Passive Resistance
I’m writing this on Martin Luther King’s birthday and wondering when and where his sort of political movement has been successful in the past, and whether it might have a place in the future. I can only think of four times where pacifism has had a major impact on the course of history; King’s American civil rights movement, Indian independence led by Mahatma Gandhi, Nelson Mandela’s South African anti-apartheid campaign, and Lech Walęsa’s Polish Solidarity. All were essentially peaceful in nature, though they had their violent moments, and all were remarkable achievements. That all were also twentieth century phenomena suggests that in the right circumstances pacifism just might be an idea whose time has come. Note that I added the “right circumstances” caveat. I’m not about to adopt the empty philosophy of the “what if they gave a war and nobody came” crowd. Most of history is of peaceful people being dominated by the warlike. But when one’s opponent doesn’t really want to be a brute, passive resistance can be an effective strategy.

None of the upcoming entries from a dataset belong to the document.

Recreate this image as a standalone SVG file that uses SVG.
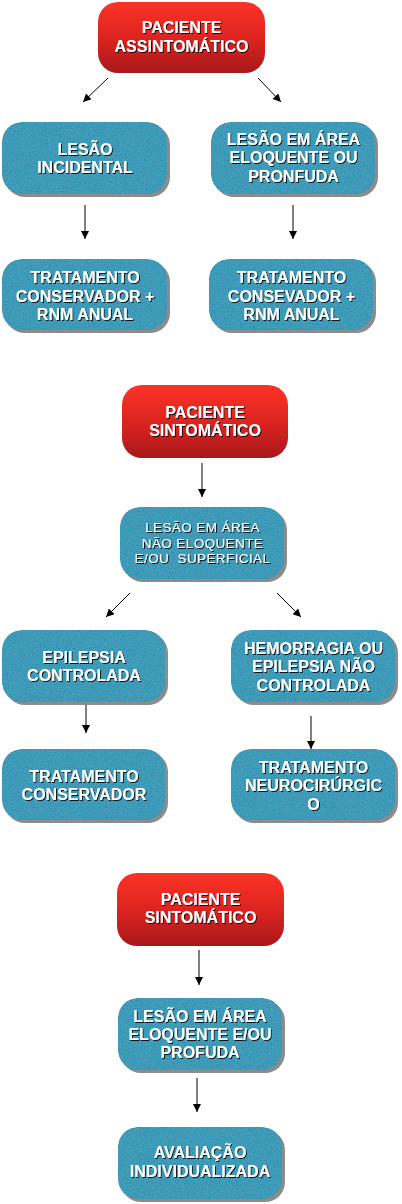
<svg xmlns="http://www.w3.org/2000/svg" width="402" height="1204" viewBox="0 0 402 1204">
<style>
.red{fill:url(#rg)}
.blue{fill:#3898b6;filter:url(#tex)}
.sh{fill:#8c8c8c}
.t{font-family:"Liberation Sans",Arial,sans-serif;font-weight:bold;font-size:16px;fill:#fff;text-anchor:middle;filter:url(#ts)}
.s{font-weight:normal;font-size:13.5px;letter-spacing:0.4px}
.edge{stroke:#000;stroke-width:1;fill:none;marker-end:url(#ah)}
</style>
<defs>
<linearGradient id="rg" x1="0" y1="0" x2="0" y2="1">
<stop offset="0" stop-color="#fb3326"/>
<stop offset="0.5" stop-color="#dd2420"/>
<stop offset="1" stop-color="#a8171a"/>
</linearGradient>
<filter id="tex" x="0" y="0" width="100%" height="100%">
<feTurbulence type="fractalNoise" baseFrequency="0.7" numOctaves="2" seed="4" result="n"/>
<feColorMatrix in="n" type="matrix" values="0.33 0.33 0.33 0 0  0.33 0.33 0.33 0 0  0.33 0.33 0.33 0 0  0 0 0 0 1" result="g"/>
<feComposite in="g" in2="SourceGraphic" operator="arithmetic" k1="0" k2="0.18" k3="1" k4="-0.08" result="c"/>
<feComposite in="c" in2="SourceGraphic" operator="in"/>
</filter>
<filter id="ts" x="-10%" y="-30%" width="120%" height="160%">
<feDropShadow dx="1" dy="1" stdDeviation="0.4" flood-color="#000" flood-opacity="0.85"/>
</filter>
<marker id="ah" viewBox="0 0 10 10" refX="10" refY="5" markerWidth="9" markerHeight="8" markerUnits="userSpaceOnUse" orient="auto">
<path d="M0,0 L10,5 L0,10 z" fill="#000"/>
</marker>
</defs>

<g id="connectors">
<line class="edge" x1="108" y1="78" x2="83" y2="102"/>
<line class="edge" x1="258" y1="78" x2="281" y2="102"/>
<line class="edge" x1="85" y1="205" x2="85" y2="239"/>
<line class="edge" x1="293" y1="205" x2="293" y2="239"/>
<line class="edge" x1="202" y1="463" x2="202" y2="497"/>
<line class="edge" x1="130" y1="593" x2="106" y2="617"/>
<line class="edge" x1="277" y1="593" x2="301" y2="617"/>
<line class="edge" x1="86" y1="700" x2="86" y2="733"/>
<line class="edge" x1="311" y1="716" x2="311" y2="749"/>
<line class="edge" x1="199" y1="950" x2="199" y2="985"/>
<line class="edge" x1="197" y1="1078" x2="197" y2="1112"/>
</g>

<g id="n1">
<rect class="red" x="98" y="2" width="167" height="71" rx="20"/>
<text class="t" x="181.5" y="33">PACIENTE</text>
<text class="t" x="181.5" y="52">ASSINTOMÁTICO</text>
</g>

<g id="n2">
<rect class="sh" x="5" y="125" width="165" height="72" rx="20"/>
<rect class="blue" x="2" y="122" width="165" height="72" rx="20"/>
<text class="t" x="85" y="155">LESÃO</text>
<text class="t" x="85" y="173">INCIDENTAL</text>
</g>

<g id="n3">
<rect class="sh" x="214" y="125" width="164" height="72" rx="20"/>
<rect class="blue" x="211" y="122" width="164" height="72" rx="20"/>
<text class="t" x="293.5" y="145">LESÃO EM ÁREA</text>
<text class="t" x="293.5" y="163">ELOQUENTE OU</text>
<text class="t" x="293.5" y="182">PRONFUDA</text>
</g>

<g id="n4">
<rect class="sh" x="5" y="262" width="165" height="71" rx="20"/>
<rect class="blue" x="2" y="259" width="165" height="71" rx="20"/>
<text class="t" x="85" y="283">TRATAMENTO</text>
<text class="t" x="85" y="302">CONSERVADOR +</text>
<text class="t" x="85" y="320">RNM ANUAL</text>
</g>

<g id="n5">
<rect class="sh" x="212" y="262" width="164" height="71" rx="20"/>
<rect class="blue" x="209" y="259" width="164" height="71" rx="20"/>
<text class="t" x="291.5" y="283">TRATAMENTO</text>
<text class="t" x="291.5" y="302">CONSEVADOR +</text>
<text class="t" x="291.5" y="320">RNM ANUAL</text>
</g>

<g id="n6">
<rect class="red" x="122" y="385" width="166" height="73" rx="20"/>
<text class="t" x="205" y="418">PACIENTE</text>
<text class="t" x="205" y="436">SINTOMÁTICO</text>
</g>

<g id="n7">
<rect class="sh" x="123" y="510" width="164" height="72" rx="20"/>
<rect class="blue" x="120" y="507" width="164" height="72" rx="20"/>
<text class="t s" x="202.5" y="532">LESÃO EM ÁREA</text>
<text class="t s" x="202.5" y="548">NÃO ELOQUENTE</text>
<text class="t s" x="202.5" y="563" xml:space="preserve">E/OU  SUPERFICIAL</text>
</g>

<g id="n8">
<rect class="sh" x="5" y="633" width="163" height="72" rx="20"/>
<rect class="blue" x="2" y="630" width="163" height="72" rx="20"/>
<text class="t" x="84" y="663">EPILEPSIA</text>
<text class="t" x="84" y="681">CONTROLADA</text>
</g>

<g id="n9">
<rect class="sh" x="234" y="633" width="164" height="72" rx="20"/>
<rect class="blue" x="231" y="630" width="164" height="72" rx="20"/>
<text class="t" x="313.5" y="654">HEMORRAGIA OU</text>
<text class="t" x="313.5" y="672">EPILEPSIA NÃO</text>
<text class="t" x="313.5" y="691">CONTROLADA</text>
</g>

<g id="n10">
<rect class="sh" x="5" y="752" width="163" height="71" rx="20"/>
<rect class="blue" x="2" y="749" width="163" height="71" rx="20"/>
<text class="t" x="84" y="782">TRATAMENTO</text>
<text class="t" x="84" y="800">CONSERVADOR</text>
</g>

<g id="n11">
<rect class="sh" x="234" y="752" width="164" height="71" rx="20"/>
<rect class="blue" x="231" y="749" width="164" height="71" rx="20"/>
<text class="t" x="313.5" y="773">TRATAMENTO</text>
<text class="t" x="313.5" y="791">NEUROCIRÚRGIC</text>
<text class="t" x="313.5" y="810">O</text>
</g>

<g id="n12">
<rect class="red" x="117" y="873" width="167" height="73" rx="20"/>
<text class="t" x="200.5" y="905">PACIENTE</text>
<text class="t" x="200.5" y="923">SINTOMÁTICO</text>
</g>

<g id="n13">
<rect class="sh" x="121" y="1001" width="164" height="72" rx="20"/>
<rect class="blue" x="118" y="998" width="164" height="72" rx="20"/>
<text class="t" x="200" y="1022">LESÃO EM ÁREA</text>
<text class="t" x="200" y="1040">ELOQUENTE E/OU</text>
<text class="t" x="200" y="1058">PROFUDA</text>
</g>

<g id="n14">
<rect class="sh" x="121" y="1130" width="164" height="72" rx="20"/>
<rect class="blue" x="118" y="1127" width="164" height="72" rx="20"/>
<text class="t" x="200" y="1158">AVALIAÇÃO</text>
<text class="t" x="200" y="1177">INDIVIDUALIZADA</text>
</g>
</svg>
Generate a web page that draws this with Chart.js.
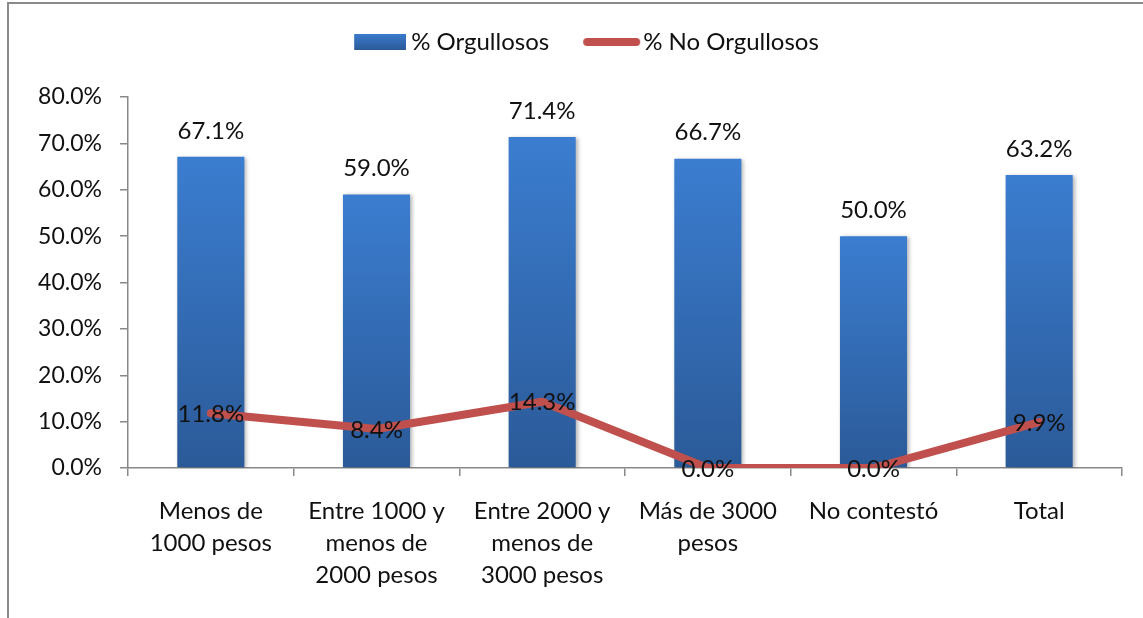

I think modern Palestine may be one of those opportunities. Again don’t get me wrong. I don’t think for a minute the Palestinian cause is a noble one. Their desire to destroy Israel is rooted in religious bigotry of the worst sort. But then so is Zionism, isn’t it? The idea sounds innocuous enough to Christian ears. What’s wrong with re-establishing a Jewish homeland in biblical Judea? This is. Israel can no more survive as a democratic Jewish state with an Arab majority than South Africa could survive as a white democracy with a black majority. When Joshua led his people into the Promised Land three thousand years ago he annihilated the people he found living there. He knew the Israelites couldn’t live peacefully among neighbors they had taken land from. When the walls of Jericho fell he killed every man, woman and child in the city, sparing only the family of Rahab, the harlot who had sheltered his spies. Don’t remember that? Read up on it. Today’s West Bank settlers aren’t practicing genocide but the only way they can survive the long term is to evict Arabs in a twenty first century equivalent of Joshua’s campaigns. Advocates of a greater Israel extending from the Mediterranean to the Euphrates know that. So do the Palestinians.
So what’s the solution? If Palestinians really want to destroy Israel the way to do it is to let the Jewish expansionists have their way. Let Israel incorporate the remainder of Palestine and start demanding the vote but do it passively. Boys throwing rocks at tanks are a lot more effective than suicide assassins blowing themselves up on buses. Jews have no qualms about retaliating against violence but most of them don’t really want to see themselves as villains. That’s what forced the Israeli withdrawal from Southern Lebanon after a twenty two year occupation. As long as Israelis saw occupation as a security measure they supported it. But when they began to see themselves as aggressors public opinion forced the army to withdraw.
Not that I see a Palestinian version of Martin Luther King emerging, certainly not any time soon. Hatred is such that a new Yasser Arafat seems more likely. But the Jews do have a demographic problem, even inside their security fence. It seems likely that Israeli Arabs will become a majority within not so many decades and when they do they will almost certainly take over the government. It’s not hard to envision a German style “reunification” somewhere down the road. Maybe it can even happen peacefully.


1 Comments:
It seems that passive resistance only works when there is an outside force (superior and willing to be active or if necessary restrain activity of those under its authority) with a sense of morality, arguably Judeo-Christian in nature.